═══ Data lines ═══

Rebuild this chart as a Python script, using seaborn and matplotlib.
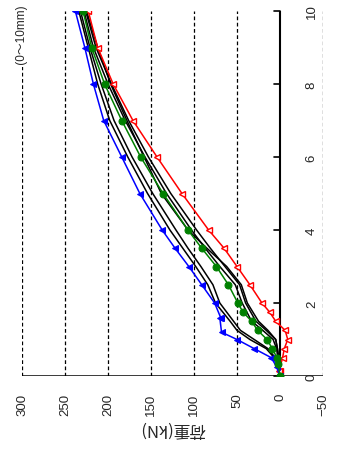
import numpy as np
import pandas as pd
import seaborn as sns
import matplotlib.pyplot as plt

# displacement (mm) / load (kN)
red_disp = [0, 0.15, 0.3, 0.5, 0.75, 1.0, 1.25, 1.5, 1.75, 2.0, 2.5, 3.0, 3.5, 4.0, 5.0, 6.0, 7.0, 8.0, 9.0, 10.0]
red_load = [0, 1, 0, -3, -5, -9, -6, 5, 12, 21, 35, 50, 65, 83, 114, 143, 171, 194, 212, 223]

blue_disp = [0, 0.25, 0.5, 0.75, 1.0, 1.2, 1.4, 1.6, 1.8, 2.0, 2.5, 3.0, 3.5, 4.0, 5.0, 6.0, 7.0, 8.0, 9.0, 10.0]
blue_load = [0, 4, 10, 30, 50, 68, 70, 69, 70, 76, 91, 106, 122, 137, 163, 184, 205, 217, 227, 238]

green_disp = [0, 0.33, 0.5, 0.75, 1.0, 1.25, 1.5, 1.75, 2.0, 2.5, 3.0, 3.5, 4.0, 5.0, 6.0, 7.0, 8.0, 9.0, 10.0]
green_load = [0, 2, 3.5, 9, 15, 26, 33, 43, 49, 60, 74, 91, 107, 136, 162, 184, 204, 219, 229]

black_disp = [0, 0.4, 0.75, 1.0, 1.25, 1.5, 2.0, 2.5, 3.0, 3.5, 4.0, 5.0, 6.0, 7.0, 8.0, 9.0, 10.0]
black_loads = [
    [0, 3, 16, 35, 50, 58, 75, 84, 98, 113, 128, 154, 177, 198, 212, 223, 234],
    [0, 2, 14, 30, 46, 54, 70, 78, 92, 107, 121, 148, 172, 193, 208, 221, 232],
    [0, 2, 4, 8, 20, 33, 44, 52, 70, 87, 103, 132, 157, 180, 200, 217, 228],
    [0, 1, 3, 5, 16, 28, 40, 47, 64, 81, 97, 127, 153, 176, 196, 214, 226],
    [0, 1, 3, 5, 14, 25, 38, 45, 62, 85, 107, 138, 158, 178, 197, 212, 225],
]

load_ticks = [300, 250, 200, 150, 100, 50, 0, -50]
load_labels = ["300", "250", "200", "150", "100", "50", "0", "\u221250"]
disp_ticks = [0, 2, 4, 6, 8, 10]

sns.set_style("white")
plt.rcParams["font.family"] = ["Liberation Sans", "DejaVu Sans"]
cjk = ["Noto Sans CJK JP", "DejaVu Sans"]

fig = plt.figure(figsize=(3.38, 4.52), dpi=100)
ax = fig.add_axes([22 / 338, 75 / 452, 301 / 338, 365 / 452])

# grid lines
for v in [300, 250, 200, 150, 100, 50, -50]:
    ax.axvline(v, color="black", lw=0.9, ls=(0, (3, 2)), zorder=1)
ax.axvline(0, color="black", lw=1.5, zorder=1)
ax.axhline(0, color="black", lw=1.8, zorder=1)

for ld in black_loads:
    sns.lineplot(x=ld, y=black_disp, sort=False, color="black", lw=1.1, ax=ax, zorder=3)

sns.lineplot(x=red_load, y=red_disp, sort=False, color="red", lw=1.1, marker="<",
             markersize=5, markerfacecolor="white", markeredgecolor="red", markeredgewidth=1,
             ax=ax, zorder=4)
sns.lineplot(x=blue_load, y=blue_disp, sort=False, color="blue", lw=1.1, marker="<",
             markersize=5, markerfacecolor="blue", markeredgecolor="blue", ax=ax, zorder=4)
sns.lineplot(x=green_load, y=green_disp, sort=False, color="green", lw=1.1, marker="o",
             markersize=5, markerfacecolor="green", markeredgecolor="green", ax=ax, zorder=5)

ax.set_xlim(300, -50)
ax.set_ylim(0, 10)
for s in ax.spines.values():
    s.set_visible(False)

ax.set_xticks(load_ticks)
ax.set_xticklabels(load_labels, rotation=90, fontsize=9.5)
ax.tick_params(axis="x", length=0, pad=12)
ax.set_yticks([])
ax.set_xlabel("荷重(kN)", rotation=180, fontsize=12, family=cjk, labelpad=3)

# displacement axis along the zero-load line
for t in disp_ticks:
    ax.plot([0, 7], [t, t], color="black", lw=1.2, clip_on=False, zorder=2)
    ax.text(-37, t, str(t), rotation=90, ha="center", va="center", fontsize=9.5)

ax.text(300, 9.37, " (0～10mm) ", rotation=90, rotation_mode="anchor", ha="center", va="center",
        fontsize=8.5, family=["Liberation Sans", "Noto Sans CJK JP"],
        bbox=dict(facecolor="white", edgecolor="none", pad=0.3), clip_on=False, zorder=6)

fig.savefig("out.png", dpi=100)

═══

= Written request =
Reproduce the listing exactly. Leave its pictures out.

= Right answer =
Rebuild this chart as a Python script, using seaborn and matplotlib.
import numpy as np
import pandas as pd
import seaborn as sns
import matplotlib.pyplot as plt

# displacement (mm) / load (kN)
red_disp = [0, 0.15, 0.3, 0.5, 0.75, 1.0, 1.25, 1.5, 1.75, 2.0, 2.5, 3.0, 3.5, 4.0, 5.0, 6.0, 7.0, 8.0, 9.0, 10.0]
red_load = [0, 1, 0, -3, -5, -9, -6, 5, 12, 21, 35, 50, 65, 83, 114, 143, 171, 194, 212, 223]

blue_disp = [0, 0.25, 0.5, 0.75, 1.0, 1.2, 1.4, 1.6, 1.8, 2.0, 2.5, 3.0, 3.5, 4.0, 5.0, 6.0, 7.0, 8.0, 9.0, 10.0]
blue_load = [0, 4, 10, 30, 50, 68, 70, 69, 70, 76, 91, 106, 122, 137, 163, 184, 205, 217, 227, 238]

green_disp = [0, 0.33, 0.5, 0.75, 1.0, 1.25, 1.5, 1.75, 2.0, 2.5, 3.0, 3.5, 4.0, 5.0, 6.0, 7.0, 8.0, 9.0, 10.0]
green_load = [0, 2, 3.5, 9, 15, 26, 33, 43, 49, 60, 74, 91, 107, 136, 162, 184, 204, 219, 229]

black_disp = [0, 0.4, 0.75, 1.0, 1.25, 1.5, 2.0, 2.5, 3.0, 3.5, 4.0, 5.0, 6.0, 7.0, 8.0, 9.0, 10.0]
black_loads = [
    [0, 3, 16, 35, 50, 58, 75, 84, 98, 113, 128, 154, 177, 198, 212, 223, 234],
    [0, 2, 14, 30, 46, 54, 70, 78, 92, 107, 121, 148, 172, 193, 208, 221, 232],
    [0, 2, 4, 8, 20, 33, 44, 52, 70, 87, 103, 132, 157, 180, 200, 217, 228],
    [0, 1, 3, 5, 16, 28, 40, 47, 64, 81, 97, 127, 153, 176, 196, 214, 226],
    [0, 1, 3, 5, 14, 25, 38, 45, 62, 85, 107, 138, 158, 178, 197, 212, 225],
]

load_ticks = [300, 250, 200, 150, 100, 50, 0, -50]
load_labels = ["300", "250", "200", "150", "100", "50", "0", "\u221250"]
disp_ticks = [0, 2, 4, 6, 8, 10]

sns.set_style("white")
plt.rcParams["font.family"] = ["Liberation Sans", "DejaVu Sans"]
cjk = ["Noto Sans CJK JP", "DejaVu Sans"]

fig = plt.figure(figsize=(3.38, 4.52), dpi=100)
ax = fig.add_axes([22 / 338, 75 / 452, 301 / 338, 365 / 452])

# grid lines
for v in [300, 250, 200, 150, 100, 50, -50]:
    ax.axvline(v, color="black", lw=0.9, ls=(0, (3, 2)), zorder=1)
ax.axvline(0, color="black", lw=1.5, zorder=1)
ax.axhline(0, color="black", lw=1.8, zorder=1)

for ld in black_loads:
    sns.lineplot(x=ld, y=black_disp, sort=False, color="black", lw=1.1, ax=ax, zorder=3)

sns.lineplot(x=red_load, y=red_disp, sort=False, color="red", lw=1.1, marker="<",
             markersize=5, markerfacecolor="white", markeredgecolor="red", markeredgewidth=1,
             ax=ax, zorder=4)
sns.lineplot(x=blue_load, y=blue_disp, sort=False, color="blue", lw=1.1, marker="<",
             markersize=5, markerfacecolor="blue", markeredgecolor="blue", ax=ax, zorder=4)
sns.lineplot(x=green_load, y=green_disp, sort=False, color="green", lw=1.1, marker="o",
             markersize=5, markerfacecolor="green", markeredgecolor="green", ax=ax, zorder=5)

ax.set_xlim(300, -50)
ax.set_ylim(0, 10)
for s in ax.spines.values():
    s.set_visible(False)

ax.set_xticks(load_ticks)
ax.set_xticklabels(load_labels, rotation=90, fontsize=9.5)
ax.tick_params(axis="x", length=0, pad=12)
ax.set_yticks([])
ax.set_xlabel("荷重(kN)", rotation=180, fontsize=12, family=cjk, labelpad=3)

# displacement axis along the zero-load line
for t in disp_ticks:
    ax.plot([0, 7], [t, t], color="black", lw=1.2, clip_on=False, zorder=2)
    ax.text(-37, t, str(t), rotation=90, ha="center", va="center", fontsize=9.5)

ax.text(300, 9.37, " (0～10mm) ", rotation=90, rotation_mode="anchor", ha="center", va="center",
        fontsize=8.5, family=["Liberation Sans", "Noto Sans CJK JP"],
        bbox=dict(facecolor="white", edgecolor="none", pad=0.3), clip_on=False, zorder=6)

fig.savefig("out.png", dpi=100)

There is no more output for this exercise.